This is what my grandpa always used to say someone had when they were sick with cold and flu-like symptoms, yet it was a pretty much unidentifiable virus. That’s what we have. The Epizoodic. I looked it up, and turns out, it’s a real word! Aviana and Brielle both have terrible mucusy noses and coughs. Aviana says she has a “head-ick”. In fact, she was rubbing my forehead as we were snuggling earlier and kept asking me, “Where is it, Mama?”. I couldn’t figure out what she was talking about, and after answering her fifteen different ways and sideways, was starting to get a bit annoyed that she was asking me the same questions. Finally, I understood she wanted to see my “head-ick”. Poor sweet baby! Why do I get so frustrated at her darling attempts to communicate and become an independent thinker??
I have the same thing as the girls, with a stomachache, headache and earache thrown in for good measure. Only I don’t let the mucus drip out of my nose until it touches my lip like some people around here.

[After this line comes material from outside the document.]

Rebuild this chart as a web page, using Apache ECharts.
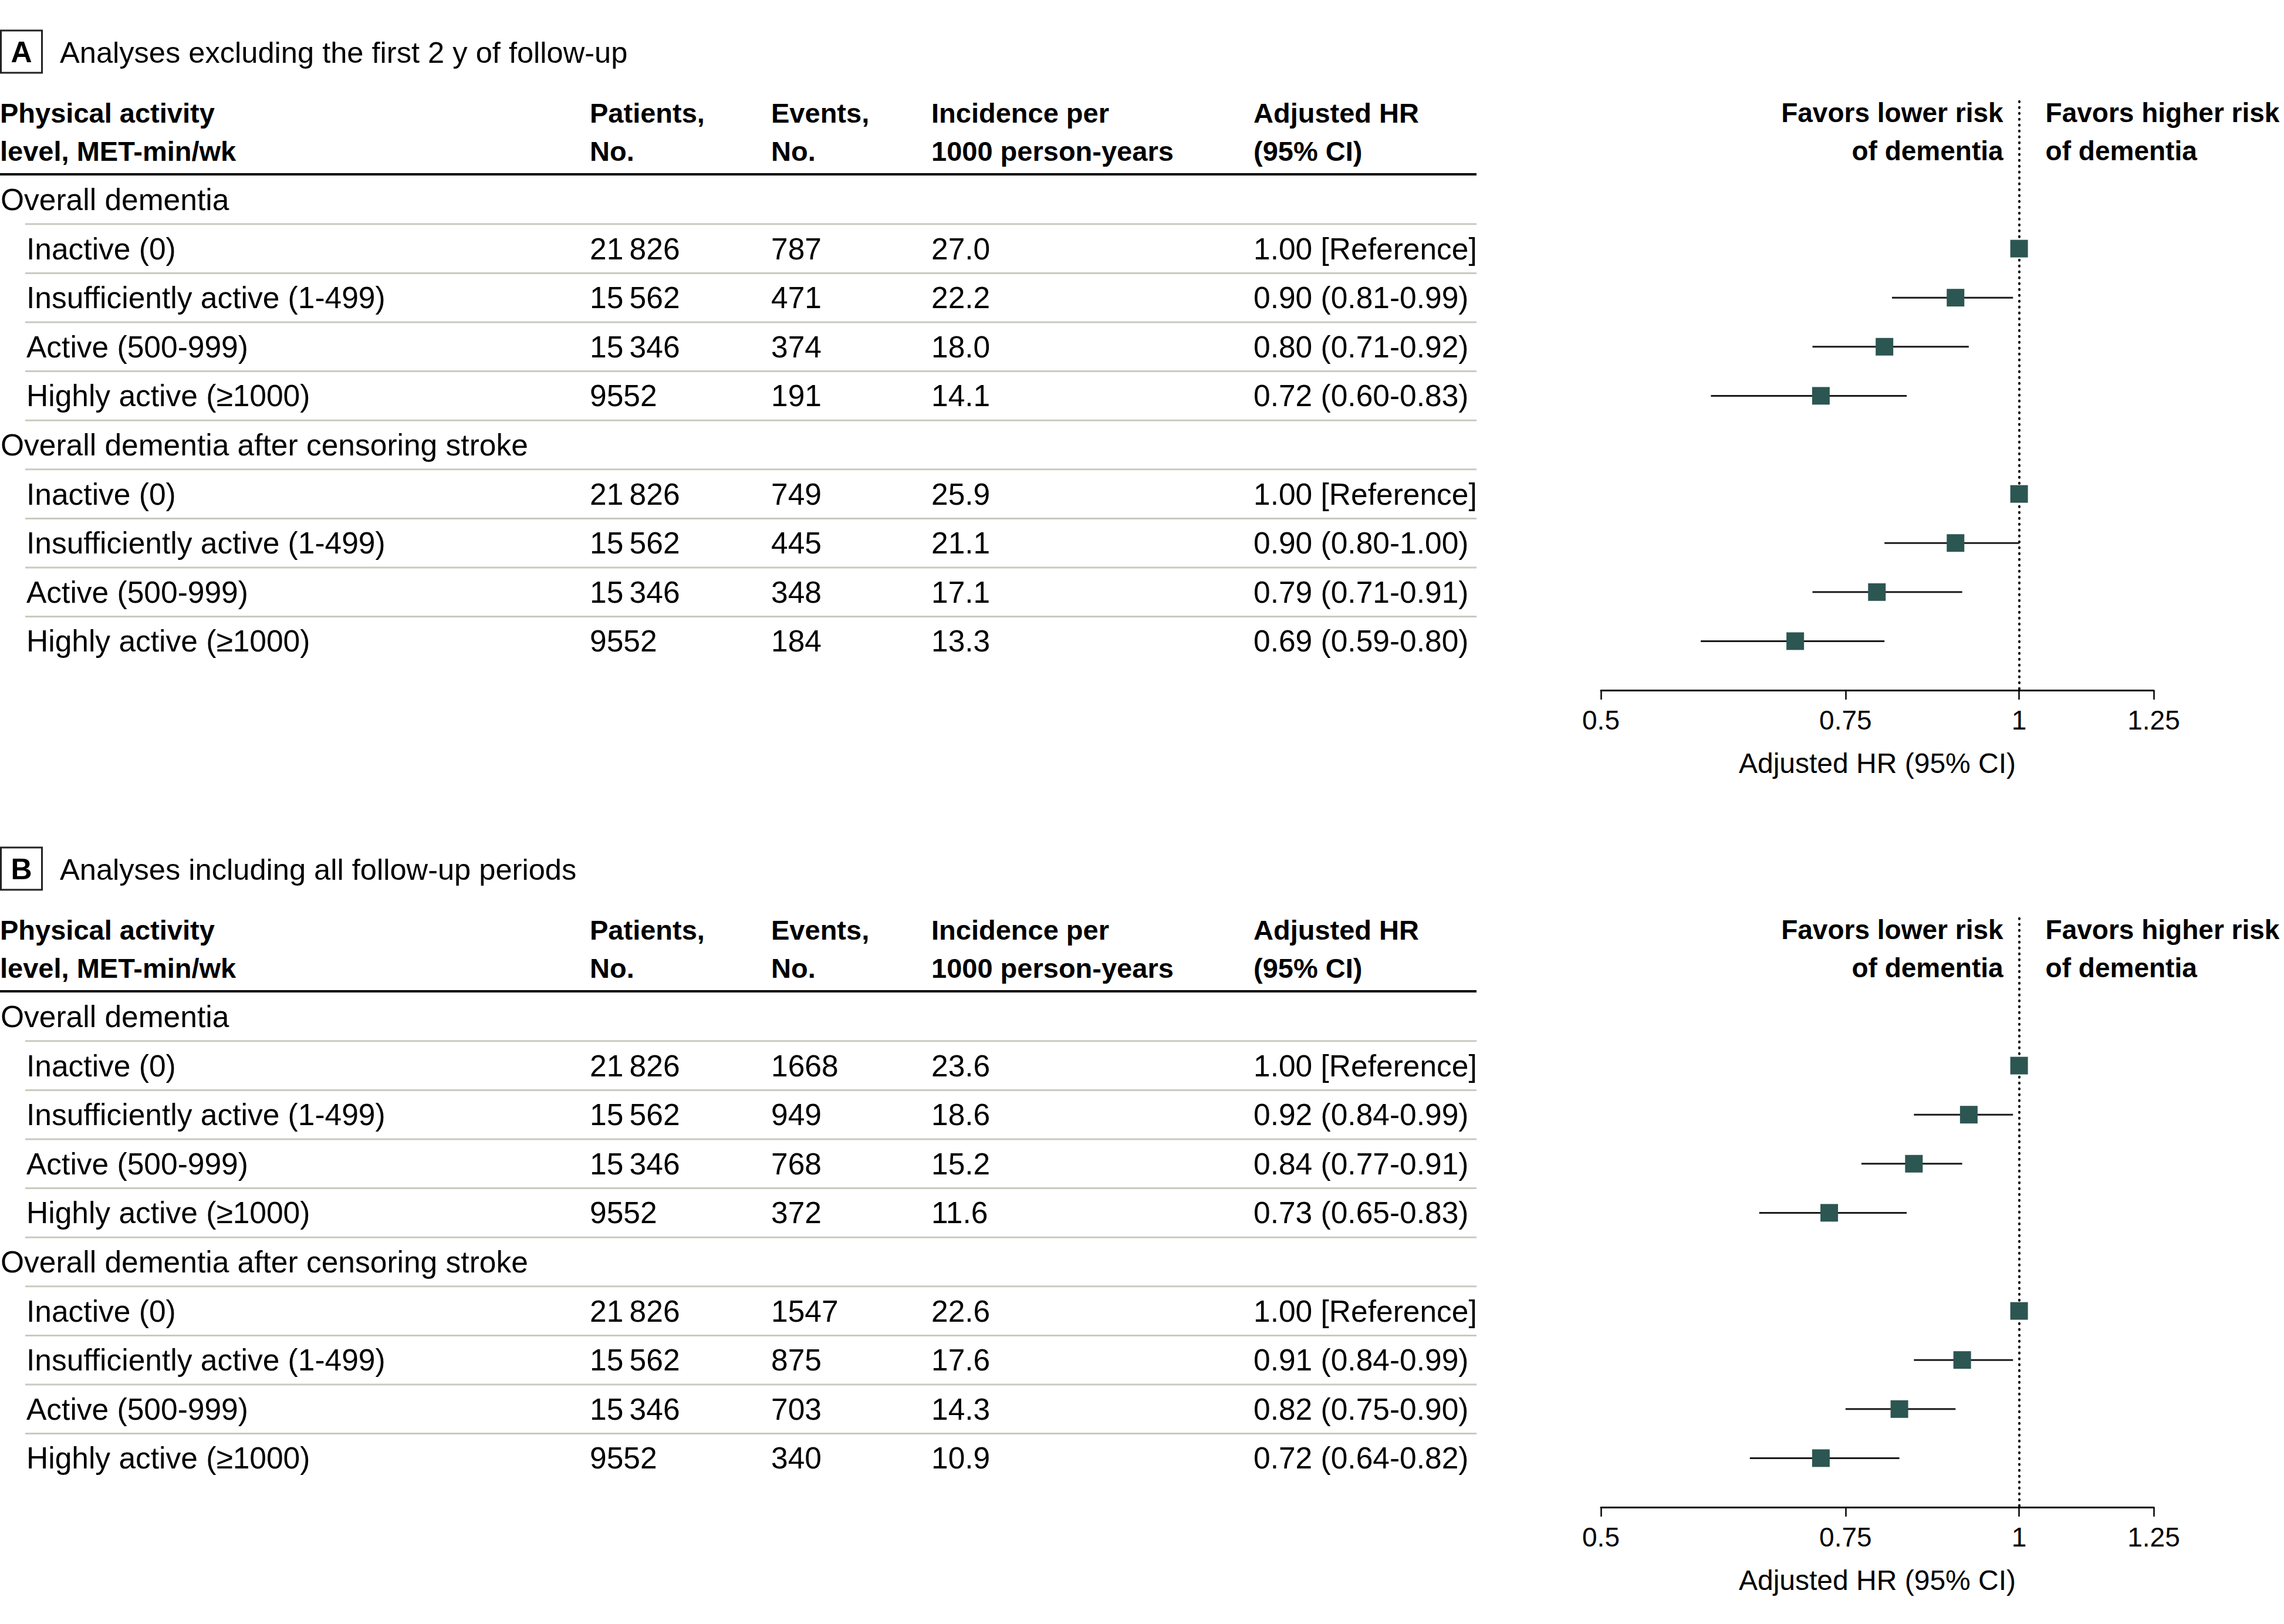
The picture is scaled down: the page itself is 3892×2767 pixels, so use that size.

She likes it when we sing the Medicine song when we giver her a teaspoon of Children’s Tylenol in her spoon shaped like an ice cream cone and the Cold song–only I changed it to Mama’s Baby–when we rub her chest with Vick’s. It’s so difficult right now, because she is sick and tired and cranky and whine-y and I am sick and tired and cranky and whine-y and our tolerance is low and I’m trying to baby her as much as possible, but still she needs disicpline but I’m having a hard time with self control right now and I’m a grown up! How can I expect her to be any better? It’s a vicious circle we’ve got going on. Brielle at least isn’t very whiney.
Note 1. Many old timers recall the winter of 1872-73 as the Epizoodic winter when a disease called “Epizoodic” became an epidemic among horses, affecting their throat and lungs, killing a great many of the horses; times were very hard, and the settlers became very discouraged.